Back through the main room and over a large square grey carpet, framed on two sides by piles of books—Borges, Ballard, Perec, Duras, Le Guin, etc.—and into the final room, we find a large-scale projection of Noreturn (2009), the film Gonzalez-Foerster made at the end of her Turbine Hall exhibition, transforming it into a filmset for a fiction within a fiction. Here again is the rosebud mouthed girl with her school-uniformed friends, playing amongst the giant sculptures, talking, relaxing, daydreaming, to a soundtrack of Arto Lindsay’s wonderfully clashing, ripping, guitar fuzz. Finally they drift off to sleep together on the bunks. The beds, the books, the red leg of the Calder Sculpture, the PVC curtain, the uniformed kids, the girl’s face are all already familiar to us: we have encountered them in the previous rooms. And the subtitles of the film are the very same words we encountered on the wall in the main gallery.

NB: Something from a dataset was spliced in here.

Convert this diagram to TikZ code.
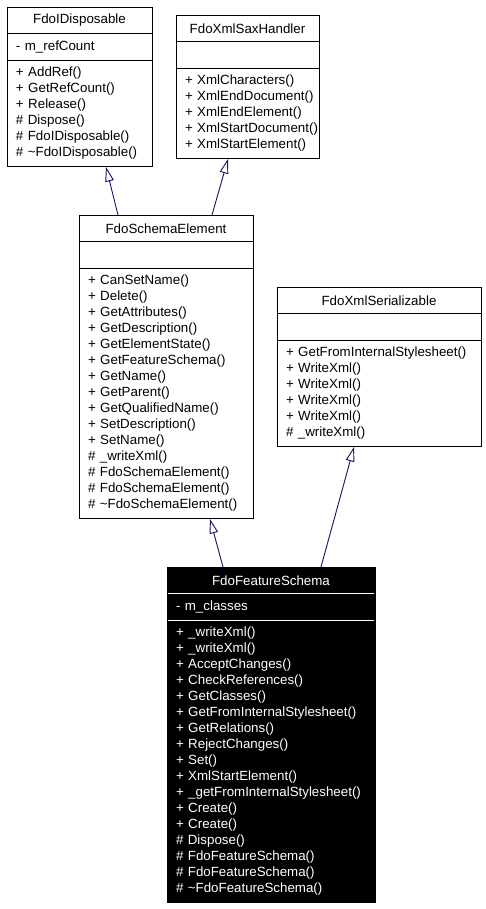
\documentclass[tikz,border=0pt]{standalone}
\usepackage{fontspec}
\setmainfont{Liberation Sans}
\usepackage{tikz}
\usetikzlibrary{arrows.meta}
\usetikzlibrary{calc}
\usetikzlibrary{positioning}
\definecolor{edgeblue}{RGB}{25,25,112}
\hyphenpenalty=10000
\exhyphenpenalty=10000

\begin{document}
\begin{tikzpicture}[x=0.75pt,y=-0.75pt,node distance=0pt,line width=0.7pt]
	\tikzset{
		C/.style={draw,fill=white,outer sep=0pt,inner xsep=6.75pt,text width=#1,font=\fontsize{10}{12}\selectfont},
		H/.style={C=#1,align=center,minimum height=19.9pt,inner ysep=0pt},
		A/.style={C=#1,align=left,minimum height=19.9pt,inner ysep=0pt},
		M/.style={C=#1,align=left,inner ysep=5.4pt},
		dark/.style={fill=black,text=white},
		inherit/.style={edgeblue,-{Triangle[open,length=11pt,width=6.5pt]}},
	}
	\useasboundingbox (0,0) rectangle (485,909);
	
	% FdoIDisposable
	\node[H=95.25pt,anchor=north west] (idT) at (7,7) {FdoIDisposable};
	\node[A=95.25pt,below=of idT] (idA) {-~m\_refCount};
	\node[M=95.25pt,below=of idA] (idM) {
		+~AddRef()\\
		+~GetRefCount()\\
		+~Release()\\
		\#~Dispose()\\
		\#~FdoIDisposable()\\
		\#~\textasciitilde FdoIDisposable()
	};
	
	% FdoXmlSaxHandler
	\node[H=93.75pt,anchor=north west] (shT) at (176,15) {FdoXmlSaxHandler};
	\node[A=93.75pt,below=of shT] (shA) {};
	\node[M=93.75pt,below=of shA] (shM) {
		+~XmlCharacters()\\
		+~XmlEndDocument()\\
		+~XmlEndElement()\\
		+~XmlStartDocument()\\
		+~XmlStartElement()
	};
	
	% FdoSchemaElement
	\node[H=117pt,anchor=north west] (seT) at (79,215) {FdoSchemaElement};
	\node[A=117pt,below=of seT] (seA) {};
	\node[M=117pt,below=of seA] (seM) {
		+~CanSetName()\\
		+~Delete()\\
		+~GetAttributes()\\
		+~GetDescription()\\
		+~GetElementState()\\
		+~GetFeatureSchema()\\
		+~GetName()\\
		+~GetParent()\\
		+~GetQualifiedName()\\
		+~SetDescription()\\
		+~SetName()\\
		\#~\_writeXml()\\
		\#~FdoSchemaElement()\\
		\#~FdoSchemaElement()\\
		\#~\textasciitilde FdoSchemaElement()
	};
	
	% FdoXmlSerializable
	\node[H=139.5pt,anchor=north west] (xsT) at (277,287) {FdoXmlSerializable};
	\node[A=139.5pt,below=of xsT] (xsA) {};
	\node[M=139.5pt,below=of xsA] (xsM) {
		+~GetFromInternalStylesheet()\\
		+~WriteXml()\\
		+~WriteXml()\\
		+~WriteXml()\\
		+~WriteXml()\\
		\#~\_writeXml()
	};
	
	% FdoFeatureSchema
	\node[H=142.5pt,dark,anchor=north west] (fsT) at (167,567) {FdoFeatureSchema};
	\node[A=142.5pt,dark,below=of fsT] (fsA) {-~m\_classes};
	\node[M=142.5pt,dark,below=of fsA] (fsM) {
		+~\_writeXml()\\
		+~\_writeXml()\\
		+~AcceptChanges()\\
		+~CheckReferences()\\
		+~GetClasses()\\
		+~GetFromInternalStylesheet()\\
		+~GetRelations()\\
		+~RejectChanges()\\
		+~Set()\\
		+~XmlStartElement()\\
		+~\_getFromInternalStylesheet()\\
		+~Create()\\
		+~Create()\\
		\#~Dispose()\\
		\#~FdoFeatureSchema()\\
		\#~FdoFeatureSchema()\\
		\#~\textasciitilde FdoFeatureSchema()
	};
	\draw[white] ([xshift=0.75pt]fsT.south west) -- ([xshift=-0.75pt]fsT.south east);
	\draw[white] ([xshift=0.75pt]fsA.south west) -- ([xshift=-0.75pt]fsA.south east);
	
	% inheritance
	\draw[inherit] ($(seT.north)+(-48,0)$) -- ($(idM.south)+(26.5,0)$);
	\draw[inherit] ($(seT.north)+(46,0)$) -- ($(shM.south)+(-19.5,0)$);
	\draw[inherit] ($(fsT.north)+(-48,0)$) -- ($(seM.south)+(44,0)$);
	\draw[inherit] ($(fsT.north)+(50,0)$) -- ($(xsM.south)+(-25,0)$);
\end{tikzpicture}
\end{document}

A staged sense of déjà vu occurs, as if these references have been seeded in the viewer’s mind to grow into surrogate memories, indeed, replicants of Gonzalez-Foerster’s own. Regardless of whether we have seen the Turbine Hall show or not, we remember it now, somehow. Having taken in these carefully placed quotations—sonic, visual, textual—when we look at the final film, we see the red-headed girl and think of Dorothy and the cinema; we see the beds and books and think of dreams or air travel; and the monstrous sculptures now conjure an apocalyptic form of shelter, perhaps from the steadily dripping rain. In an exhibition largely about time—cinema time, dream time, traveling time—poised between the past (memory) and the future (imagination), the present exists as an encounter with sound, color, form, text: a moment that becomes a meeting. But perhaps the most poignant encounter takes place with a book on the carpet in one of her “Tapis de Lectures” (2058, 2012). It could be seen as the key work here, and is itself a recurring signature form for Gonzalez-Foerster: a deceptively simple rendering of reference, which joins together literature with space, sculpture, and performance. As the artist says in the catalogue from “TH 2058”: “With time I realized that my obsession with literature and maybe my place in literature is to transfer some aspect of literature into space; there is a possibility of a literature that is beyond print and paper, and probably this is where I hope to be.”